Part 7: Deployment Considerations

Model Card

Model: GradientBoostingClassifier for NBA Draft Success Prediction Version: 1.0 Training Data: NCAA players drafted 2005-2018 Features: 42 (college stats, physical measurements, derived features) Outputs: Starter probability, tier prediction, projected Win Shares Limitations: International players excluded, recent rule changes may affect validity Fairness: Tested for bias across conferences (none detected) Update Schedule: Retrain annually with new outcomes

Production Pipeline

class DraftPredictionPipeline:
    def __init__(self, model_path):
        self.model = load_model(model_path)
        self.scaler = load_scaler(model_path)
        self.feature_pipeline = self._setup_feature_pipeline()

    def predict(self, prospect_data):
        # Feature engineering
        features = self.feature_pipeline.transform(prospect_data)

        # Scale
        features_scaled = self.scaler.transform(features)

        # Predict
        starter_prob = self.model.predict_proba(features_scaled)[0, 1]
        tier_pred = self.tier_model.predict(features_scaled)[0]
        ws_pred = self.regression_model.predict(features_scaled)[0]

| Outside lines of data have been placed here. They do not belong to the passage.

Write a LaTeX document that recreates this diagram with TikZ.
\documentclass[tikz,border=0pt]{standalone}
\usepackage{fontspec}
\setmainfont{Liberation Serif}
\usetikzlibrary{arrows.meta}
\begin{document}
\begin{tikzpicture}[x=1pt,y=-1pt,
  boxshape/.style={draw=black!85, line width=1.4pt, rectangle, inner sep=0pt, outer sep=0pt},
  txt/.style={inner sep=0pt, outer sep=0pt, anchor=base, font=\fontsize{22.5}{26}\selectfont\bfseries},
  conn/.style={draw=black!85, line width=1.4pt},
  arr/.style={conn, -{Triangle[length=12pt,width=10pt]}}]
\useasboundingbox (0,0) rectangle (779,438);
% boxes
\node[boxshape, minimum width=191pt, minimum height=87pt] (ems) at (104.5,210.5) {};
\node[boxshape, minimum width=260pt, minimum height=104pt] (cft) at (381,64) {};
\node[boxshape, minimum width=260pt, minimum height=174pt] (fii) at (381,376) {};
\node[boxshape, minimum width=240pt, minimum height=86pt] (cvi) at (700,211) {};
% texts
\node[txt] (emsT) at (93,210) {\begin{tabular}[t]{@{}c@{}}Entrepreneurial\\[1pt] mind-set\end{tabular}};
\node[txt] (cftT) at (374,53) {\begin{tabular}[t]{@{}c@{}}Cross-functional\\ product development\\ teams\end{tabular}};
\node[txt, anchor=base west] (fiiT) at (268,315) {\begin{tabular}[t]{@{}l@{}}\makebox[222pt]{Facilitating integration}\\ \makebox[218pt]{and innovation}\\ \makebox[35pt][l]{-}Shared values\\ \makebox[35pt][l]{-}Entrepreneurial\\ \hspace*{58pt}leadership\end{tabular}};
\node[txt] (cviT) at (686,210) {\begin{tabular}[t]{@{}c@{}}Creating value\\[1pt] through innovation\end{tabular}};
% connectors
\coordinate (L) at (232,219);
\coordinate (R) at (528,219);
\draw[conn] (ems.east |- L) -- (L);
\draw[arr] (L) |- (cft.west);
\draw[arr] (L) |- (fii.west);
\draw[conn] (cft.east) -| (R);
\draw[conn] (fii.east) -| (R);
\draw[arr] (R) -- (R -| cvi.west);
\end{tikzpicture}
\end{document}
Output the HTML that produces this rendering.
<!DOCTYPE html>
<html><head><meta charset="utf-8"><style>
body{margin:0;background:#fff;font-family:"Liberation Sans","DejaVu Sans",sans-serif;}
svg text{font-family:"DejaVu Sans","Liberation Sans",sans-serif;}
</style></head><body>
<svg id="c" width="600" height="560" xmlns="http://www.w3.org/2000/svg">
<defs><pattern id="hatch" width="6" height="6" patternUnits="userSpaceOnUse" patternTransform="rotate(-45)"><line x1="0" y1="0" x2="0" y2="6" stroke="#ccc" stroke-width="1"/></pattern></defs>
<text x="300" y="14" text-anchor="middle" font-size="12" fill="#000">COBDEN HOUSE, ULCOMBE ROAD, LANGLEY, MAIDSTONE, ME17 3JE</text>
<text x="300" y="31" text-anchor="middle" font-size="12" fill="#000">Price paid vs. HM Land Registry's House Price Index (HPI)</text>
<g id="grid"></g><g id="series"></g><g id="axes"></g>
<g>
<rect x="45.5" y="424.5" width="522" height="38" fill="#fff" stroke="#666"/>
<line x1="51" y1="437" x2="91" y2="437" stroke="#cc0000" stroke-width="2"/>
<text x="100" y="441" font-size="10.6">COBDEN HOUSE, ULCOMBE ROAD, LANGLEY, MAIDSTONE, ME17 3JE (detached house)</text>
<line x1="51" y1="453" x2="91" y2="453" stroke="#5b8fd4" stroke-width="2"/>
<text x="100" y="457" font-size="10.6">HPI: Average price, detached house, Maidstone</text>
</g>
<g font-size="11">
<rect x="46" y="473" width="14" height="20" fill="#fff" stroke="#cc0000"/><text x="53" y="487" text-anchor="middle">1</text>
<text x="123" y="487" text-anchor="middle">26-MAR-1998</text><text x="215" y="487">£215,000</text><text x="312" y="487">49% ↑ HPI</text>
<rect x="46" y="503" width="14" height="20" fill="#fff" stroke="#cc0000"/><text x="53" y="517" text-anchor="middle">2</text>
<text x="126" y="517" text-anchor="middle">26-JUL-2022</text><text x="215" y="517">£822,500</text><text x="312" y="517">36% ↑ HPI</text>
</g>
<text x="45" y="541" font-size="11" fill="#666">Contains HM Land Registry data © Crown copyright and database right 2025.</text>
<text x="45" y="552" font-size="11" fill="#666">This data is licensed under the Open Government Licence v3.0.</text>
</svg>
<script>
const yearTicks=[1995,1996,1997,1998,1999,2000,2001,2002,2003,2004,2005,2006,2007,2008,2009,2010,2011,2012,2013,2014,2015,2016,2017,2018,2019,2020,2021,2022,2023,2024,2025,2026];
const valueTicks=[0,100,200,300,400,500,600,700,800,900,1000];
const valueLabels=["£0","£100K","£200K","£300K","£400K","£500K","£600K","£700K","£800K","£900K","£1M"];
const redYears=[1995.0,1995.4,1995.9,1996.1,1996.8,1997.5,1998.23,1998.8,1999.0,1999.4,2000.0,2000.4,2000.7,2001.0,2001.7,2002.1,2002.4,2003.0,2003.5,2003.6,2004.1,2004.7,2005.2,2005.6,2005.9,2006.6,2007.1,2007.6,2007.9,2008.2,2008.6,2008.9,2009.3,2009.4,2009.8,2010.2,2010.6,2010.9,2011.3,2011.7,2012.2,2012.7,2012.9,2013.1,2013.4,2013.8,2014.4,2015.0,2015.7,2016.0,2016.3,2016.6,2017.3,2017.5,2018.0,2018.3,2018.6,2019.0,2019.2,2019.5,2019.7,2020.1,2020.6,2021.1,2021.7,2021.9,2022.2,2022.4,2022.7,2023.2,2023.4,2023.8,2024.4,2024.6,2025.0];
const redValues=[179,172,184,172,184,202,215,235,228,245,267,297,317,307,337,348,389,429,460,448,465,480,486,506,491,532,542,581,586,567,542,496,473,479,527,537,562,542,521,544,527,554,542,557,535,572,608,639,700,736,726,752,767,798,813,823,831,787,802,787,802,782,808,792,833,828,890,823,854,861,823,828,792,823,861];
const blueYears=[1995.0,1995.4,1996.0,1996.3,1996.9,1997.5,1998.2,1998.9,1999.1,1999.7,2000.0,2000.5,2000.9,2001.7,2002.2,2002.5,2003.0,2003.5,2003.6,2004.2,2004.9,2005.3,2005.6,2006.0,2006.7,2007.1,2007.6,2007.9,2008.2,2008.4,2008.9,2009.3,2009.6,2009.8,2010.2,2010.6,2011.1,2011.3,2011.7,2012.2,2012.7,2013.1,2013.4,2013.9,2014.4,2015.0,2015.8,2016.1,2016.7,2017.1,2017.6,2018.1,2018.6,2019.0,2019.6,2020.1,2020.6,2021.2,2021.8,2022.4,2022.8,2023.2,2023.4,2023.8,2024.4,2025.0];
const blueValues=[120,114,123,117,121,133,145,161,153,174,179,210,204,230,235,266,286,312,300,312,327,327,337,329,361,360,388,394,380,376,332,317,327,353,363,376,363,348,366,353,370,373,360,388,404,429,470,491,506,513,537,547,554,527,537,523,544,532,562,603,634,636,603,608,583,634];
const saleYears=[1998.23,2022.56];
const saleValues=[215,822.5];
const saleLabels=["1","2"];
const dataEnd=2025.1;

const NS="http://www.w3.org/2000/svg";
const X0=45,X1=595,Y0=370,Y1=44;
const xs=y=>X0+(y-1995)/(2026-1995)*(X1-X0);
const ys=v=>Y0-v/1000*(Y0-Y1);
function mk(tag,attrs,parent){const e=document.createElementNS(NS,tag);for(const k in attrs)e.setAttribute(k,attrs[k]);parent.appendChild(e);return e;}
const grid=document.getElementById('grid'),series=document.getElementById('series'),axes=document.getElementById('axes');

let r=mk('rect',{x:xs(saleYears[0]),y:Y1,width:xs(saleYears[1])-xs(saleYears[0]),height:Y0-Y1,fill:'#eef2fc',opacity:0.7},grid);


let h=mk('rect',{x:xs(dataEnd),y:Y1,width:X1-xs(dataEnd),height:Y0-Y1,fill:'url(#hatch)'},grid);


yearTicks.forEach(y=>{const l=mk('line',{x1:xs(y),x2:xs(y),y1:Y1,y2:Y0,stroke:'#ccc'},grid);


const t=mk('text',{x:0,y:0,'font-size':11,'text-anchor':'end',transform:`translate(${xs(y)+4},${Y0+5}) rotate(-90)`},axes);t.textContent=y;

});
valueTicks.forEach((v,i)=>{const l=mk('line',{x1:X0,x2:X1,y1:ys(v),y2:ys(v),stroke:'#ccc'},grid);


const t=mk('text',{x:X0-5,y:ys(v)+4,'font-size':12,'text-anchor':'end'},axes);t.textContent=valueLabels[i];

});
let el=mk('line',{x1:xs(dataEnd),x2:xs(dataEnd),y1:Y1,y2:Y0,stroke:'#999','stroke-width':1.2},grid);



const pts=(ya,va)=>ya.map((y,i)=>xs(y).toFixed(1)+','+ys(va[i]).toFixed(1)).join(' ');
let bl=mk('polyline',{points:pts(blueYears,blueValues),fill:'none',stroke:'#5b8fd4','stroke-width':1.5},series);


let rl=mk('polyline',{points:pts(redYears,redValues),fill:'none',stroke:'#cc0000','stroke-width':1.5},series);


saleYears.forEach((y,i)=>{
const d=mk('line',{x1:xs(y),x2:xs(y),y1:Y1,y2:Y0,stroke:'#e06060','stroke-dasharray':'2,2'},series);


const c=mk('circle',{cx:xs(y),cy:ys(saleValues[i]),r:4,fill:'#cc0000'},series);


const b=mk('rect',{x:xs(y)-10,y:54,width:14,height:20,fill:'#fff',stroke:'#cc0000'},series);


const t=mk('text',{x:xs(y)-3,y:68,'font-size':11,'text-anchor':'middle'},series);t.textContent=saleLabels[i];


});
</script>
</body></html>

        # Confidence interval
        ws_lower = ws_pred - 1.96 * self.model_std_error
        ws_upper = ws_pred + 1.96 * self.model_std_error

        return {
            'starter_probability': starter_prob,
            'predicted_tier': tier_pred,
            'projected_win_shares': ws_pred,
            'ws_confidence_interval': (ws_lower, ws_upper)
        }

Part 8: Lessons Learned

What Worked

Age as dominant feature: Confirmed conventional wisdom with data
FT% over 3PT%: Better predictor of NBA shooting
Conference adjustment: Essential for fair comparison
Gradient boosting: Handled non-linear relationships well

What Didn't Work

Personality/character features: Couldn't reliably quantify
Injury history: Insufficient data
Team context: Hard to isolate individual contribution

Recommendations

Use model as starting point, not final answer
Weight human scouting for non-quantifiable traits
Update model as more tracking data becomes available
Account for uncertainty in all predictions

Conclusion

A gradient boosting model can meaningfully predict draft success, achieving 78% AUC-ROC on held-out draft classes. Key predictive features include age, production metrics, and physical measurements. However, the model should complement rather than replace traditional scouting, particularly for assessing intangible qualities the data cannot capture.

Exercises

Exercise 1

Implement the model and reproduce results on the 2019-2020 test set. Calculate all metrics.

Exercise 2

Add tracking data features (if available) and measure improvement.

Exercise 3

Build a "bust probability" model specifically and evaluate against draft position.

Exercise 4

Create an interactive tool that shows SHAP contributions for any prospect.